Os achados sugerem que alterações menstruais em mulheres com covid-19 longa podem contribuir para anemia por deficiência de ferro, potencialmente explicando parte dos sintomas persistentes. O estudo também aponta para possíveis abordagens terapêuticas, entre as quais o uso de anti-inflamatórios pré-menstruais e dexametasona para controle do SUA associado à covid-19 longa.
Fonte
O estudo foi liderado por Jacqueline A. Maybin, do Centro de Saúde Reprodutiva da Universidade de Edimburgo, na Escócia.
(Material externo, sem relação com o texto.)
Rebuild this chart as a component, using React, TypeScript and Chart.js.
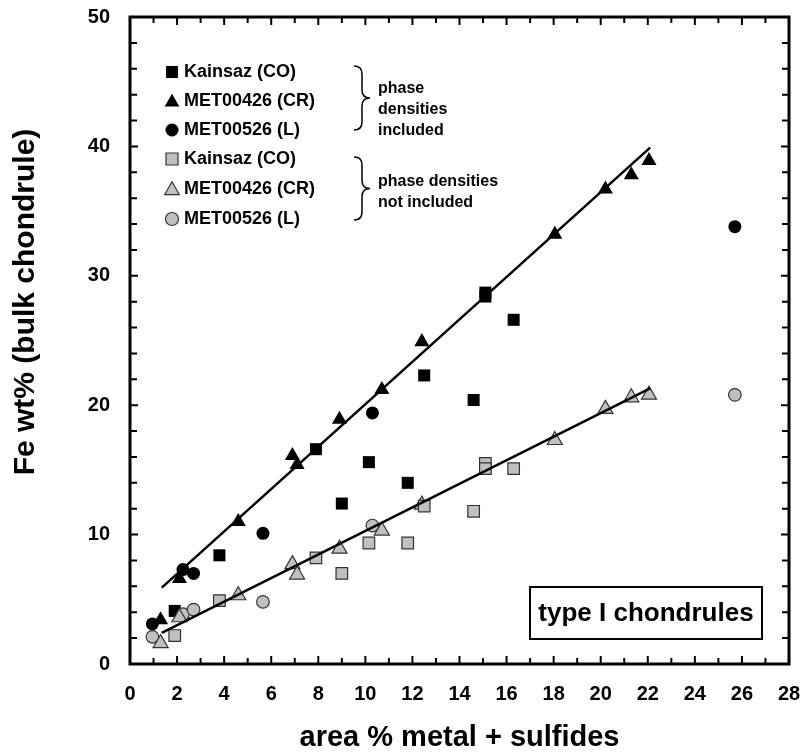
import React, { useEffect, useRef } from 'react';
import { Chart, registerables } from 'chart.js';
Chart.register(...registerables);

// ---- data ----
const kainsazX = [1.9, 3.8, 7.9, 9.0, 10.15, 11.8, 12.5, 14.6, 15.1, 15.1, 16.3];
const kainsazIncl = [4.1, 8.4, 16.6, 12.4, 15.6, 14.0, 22.3, 20.4, 28.7, 28.4, 26.6];
const kainsazNot = [2.2, 4.9, 8.2, 7.0, 9.35, 9.35, 12.2, 11.8, 15.5, 15.1, 15.1];

const met426X = [1.3, 2.1, 4.6, 6.9, 7.1, 8.9, 10.7, 12.4, 18.05, 20.2, 21.3, 22.05];
const met426Incl = [3.4, 6.6, 11.0, 16.1, 15.4, 18.9, 21.2, 24.9, 33.2, 36.7, 37.8, 38.9];
const met426Not = [1.6, 3.6, 5.3, 7.7, 6.9, 8.9, 10.3, 12.3, 17.3, 19.7, 20.6, 20.8];

const met526X = [0.95, 2.25, 2.7, 5.65, 10.3, 25.7];
const met526Incl = [3.1, 7.3, 7.0, 10.1, 19.4, 33.8];
const met526Not = [2.1, 3.85, 4.2, 4.8, 10.7, 20.8];

const fitX = [1.35, 22.1];
const fitInclY = [5.9, 39.9];
const fitNotY = [2.4, 21.3];

const seriesNames = ['Kainsaz (CO)', 'MET00426 (CR)', 'MET00526 (L)'];
const groupNotes = [
  ['phase', 'densities', 'included'],
  ['phase densities', 'not included'],
];
const boxLabel = 'type I chondrules';
const xTitle = 'area % metal + sulfides';
const yTitle = 'Fe wt% (bulk chondrule)';
const xMin = 0, xMax = 28, xStep = 2;
const yMin = 0, yMax = 50, yStep = 10;

const FONT = "'Liberation Sans', Arial, Helvetica, sans-serif";
const GRAY = '#c0c0c0';
const GRAY_EDGE = '#333333';

const pts = (xs: number[], ys: number[]) => xs.map((x, i) => ({ x, y: ys[i] }));

function drawMarker(ctx: CanvasRenderingContext2D, style: string, x: number, y: number, fill: string, stroke: string | null) {
  ctx.save();
  ctx.beginPath();
  if (style === 'rect') {
    const s = 6;
    ctx.rect(x - s, y - s, 2 * s, 2 * s);
  } else if (style === 'triangle') {
    const r = 8.5;
    ctx.moveTo(x, y - r * 0.85);
    ctx.lineTo(x + r * 0.866, y + r * 0.65);
    ctx.lineTo(x - r * 0.866, y + r * 0.65);
    ctx.closePath();
  } else {
    ctx.arc(x, y, 6.5, 0, Math.PI * 2);
  }
  ctx.fillStyle = fill;
  ctx.fill();
  if (stroke) {
    ctx.strokeStyle = stroke;
    ctx.lineWidth = 1.2;
    ctx.stroke();
  }
  ctx.restore();
}

function drawBrace(ctx: CanvasRenderingContext2D, x: number, y1: number, y2: number) {
  const ym = (y1 + y2) / 2;
  const w = 8;
  ctx.save();
  ctx.strokeStyle = '#000';
  ctx.lineWidth = 1.5;
  ctx.beginPath();
  ctx.moveTo(x - w, y1);
  ctx.quadraticCurveTo(x, y1, x, y1 + w);
  ctx.lineTo(x, ym - w);
  ctx.quadraticCurveTo(x, ym, x + w, ym);
  ctx.quadraticCurveTo(x, ym, x, ym + w);
  ctx.lineTo(x, y2 - w);
  ctx.quadraticCurveTo(x, y2, x - w, y2);
  ctx.stroke();
  ctx.restore();
}

const decorPlugin = {
  id: 'decor',
  afterDatasetsDraw(chart: any) {
    const ctx: CanvasRenderingContext2D = chart.ctx;
    const { left, right, top, bottom } = chart.chartArea;
    const xs = chart.scales.x;
    const ys = chart.scales.y;
    ctx.save();
    // frame
    ctx.strokeStyle = '#000';
    ctx.lineWidth = 3;
    ctx.strokeRect(left, top, right - left, bottom - top);
    // ticks inward
    ctx.lineWidth = 2;
    ctx.beginPath();
    for (let v = xMin + 1; v < xMax; v += 1) {
      const px = xs.getPixelForValue(v);
      const len = v % 2 === 0 ? 8 : 6;
      ctx.moveTo(px, bottom);
      ctx.lineTo(px, bottom - len);
      ctx.moveTo(px, top);
      ctx.lineTo(px, top + len);
    }
    for (let v = yMin + 2; v < yMax; v += 2) {
      const py = ys.getPixelForValue(v);
      const len = v % 10 === 0 ? 8 : 7;
      ctx.moveTo(left, py);
      ctx.lineTo(left + len, py);
      ctx.moveTo(right, py);
      ctx.lineTo(right - len, py);
    }
    ctx.stroke();

    // legend
    const styles = ['rect', 'triangle', 'circle'];
    const rowY = [72, 101, 130, 159, 189, 219];
    ctx.font = `bold 18px ${FONT}`;
    ctx.textBaseline = 'middle';
    ctx.textAlign = 'left';
    ctx.fillStyle = '#000';
    for (let g = 0; g < 2; g++) {
      for (let i = 0; i < 3; i++) {
        const y = rowY[g * 3 + i];
        drawMarker(ctx, styles[i], 172, y, g === 0 ? '#000' : GRAY, g === 0 ? null : GRAY_EDGE);
        ctx.fillStyle = '#000';
        ctx.fillText(seriesNames[i], 184, y);
      }
    }
    drawBrace(ctx, 362, 66, 130);
    drawBrace(ctx, 362, 157, 220);
    ctx.font = `bold 16px ${FONT}`;
    ctx.fillText(groupNotes[0][0], 378, 89);
    ctx.fillText(groupNotes[0][1], 378, 110);
    ctx.fillText(groupNotes[0][2], 378, 131);
    ctx.fillText(groupNotes[1][0], 378, 182);
    ctx.fillText(groupNotes[1][1], 378, 203);

    // type I box
    ctx.lineWidth = 2;
    ctx.strokeRect(530, 587, 232, 52);
    ctx.font = `bold 26px ${FONT}`;
    ctx.textAlign = 'center';
    ctx.fillText(boxLabel, 646, 614);

    // axis titles
    ctx.font = `bold 29px ${FONT}`;
    ctx.textAlign = 'center';
    ctx.fillText(xTitle, (left + right) / 2, 738);
    ctx.save();
    ctx.translate(26, 302);
    ctx.rotate(-Math.PI / 2);
    ctx.font = `bold 30px ${FONT}`;
    ctx.fillText(yTitle, 0, 0);
    ctx.restore();
    ctx.restore();
  },
};

export default function App() {
  const ref = useRef<HTMLCanvasElement | null>(null);
  useEffect(() => {
    if (!ref.current) return;
    const black = (label: string, style: string, data: any[], r: number) => ({
      label, data, pointStyle: style, pointRadius: r, pointHoverRadius: r,
      backgroundColor: '#000', borderColor: '#000', borderWidth: 0, showLine: false, order: 3,
    });
    const gray = (label: string, style: string, data: any[], r: number) => ({
      label, data, pointStyle: style, pointRadius: r, pointHoverRadius: r,
      backgroundColor: GRAY, borderColor: GRAY_EDGE, borderWidth: 1.2, showLine: false, order: 2,
    });
    const chart = new Chart(ref.current, {
      type: 'scatter',
      data: {
        datasets: [
          black(seriesNames[0], 'rect', pts(kainsazX, kainsazIncl), 8.5),
          black(seriesNames[1], 'triangle', pts(met426X, met426Incl), 8.7),
          black(seriesNames[2], 'circle', pts(met526X, met526Incl), 6.5),
          gray(seriesNames[0] + ' ', 'rect', pts(kainsazX, kainsazNot), 8.2),
          gray(seriesNames[1] + ' ', 'triangle', pts(met426X, met426Not), 8.7),
          gray(seriesNames[2] + ' ', 'circle', pts(met526X, met526Not), 6.3),
          {
            label: 'fit included', data: pts(fitX, fitInclY), showLine: true, borderColor: '#000',
            borderWidth: 2.5, pointRadius: 0, pointHoverRadius: 0, order: 1,
          } as any,
          {
            label: 'fit not included', data: pts(fitX, fitNotY), showLine: true, borderColor: '#000',
            borderWidth: 2.5, pointRadius: 0, pointHoverRadius: 0, order: 1,
          } as any,
        ],
      },
      options: {
        animation: false,
        responsive: false,
        maintainAspectRatio: false,
        layout: { padding: { left: 8, right: 13, top: 17, bottom: 0 } },
        plugins: { legend: { display: false }, tooltip: { enabled: false } },
        scales: {
          x: {
            type: 'linear', min: xMin, max: xMax,
            grid: { display: false, drawTicks: false },
            border: { display: false },
            ticks: { stepSize: xStep, color: '#000', font: { family: FONT, size: 20, weight: 'bold' }, padding: 18, maxRotation: 0 },
            afterFit: (s: any) => { s.height = 92; s.paddingLeft = 0; s.paddingRight = 0; },
          },
          y: {
            type: 'linear', min: yMin, max: yMax,
            grid: { display: false, drawTicks: false },
            border: { display: false },
            ticks: { stepSize: yStep, color: '#000', font: { family: FONT, size: 20, weight: 'bold' }, padding: 20 },
            afterFit: (s: any) => { s.width = 122; s.paddingTop = 0; s.paddingBottom = 0; },
          },
        },
      } as any,
      plugins: [decorPlugin],
    });
    return () => chart.destroy();
  }, []);
  return (
    <div style={{ position: 'fixed', left: 0, top: 0, width: 802, height: 756, background: '#fff' }}>
      <canvas ref={ref} width={802} height={756} style={{ width: 802, height: 756, display: 'block' }} />
    </div>
  );
}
Foi publicado on-line na revista científica Nature Communications em 2025.
Limitações
Os autores reconhecem que o recrutamento da pesquisa e o relato retrospectivo dos sintomas podem introduzir fontes de viés, embora o título do estudo tenha sido propositadamente amplo para limitar a amostragem excessiva de participantes com interesse específico em ciclos menstruais. A pesquisa foi realizada antes da atenção generalizada da mídia ao tópico das alterações menstruais, embora o relato de alterações menstruais em mulheres com covid-19 longo possa ter ocorrido anteriormente. O tamanho amostral para análises hormonais foi relativamente pequeno (apenas 10 participantes com covid-19 longa), e, devido à diferença significativa de idade, não foi possível realizar o pareamento adequado do grupo recuperado de covid-19 aguda, o que limitou algumas comparações. Apesar de medidas para garantir uma amostra representativa da população do Reino Unido, os participantes da pesquisa eram predominantemente mulheres brancas (95%) e com alto nível educacional. As mulheres em idade reprodutiva já são um grupo sub-representado na pesquisa devido a responsabilidades de cuidado e trabalho, com mulheres de minorias étnicas e grupos socioeconômicos mais desfavorecidos enfrentando desafios adicionais. As estratégias para mitigar tais desafios foram limitadas durante a pandemia de covid-19, portanto os autores aconselham cautela ao se extrapolar os resultados para diferentes populações.
Conflitos de interesses
Hilary O. D. Critchley recebeu apoio à pesquisa clínica para consumíveis de laboratório e pessoal da Bayer Aktiengesellschaft e presta consultoria (tudo pago à instituição, sem remuneração pessoal) para: Bayer Aktiengesellschaft, PregLem Société Anonyme, Gedeon Richter, Vifor Pharma UK Limited, AbbVie Incorporated e Myovant Sciences Gesellschaft mit beschränkter Haftung. Hilary O. D. Critchley recebeu royalties do UpToDate por um artigo sobre sangramento uterino anormal. Jacqueline A. Maybin prestou consultoria (sem remuneração pessoal) para a Gedeon Richter e é diretora de programa na Wellcome Leap. Os demais autores declaram não ter conflitos de interesse relevantes.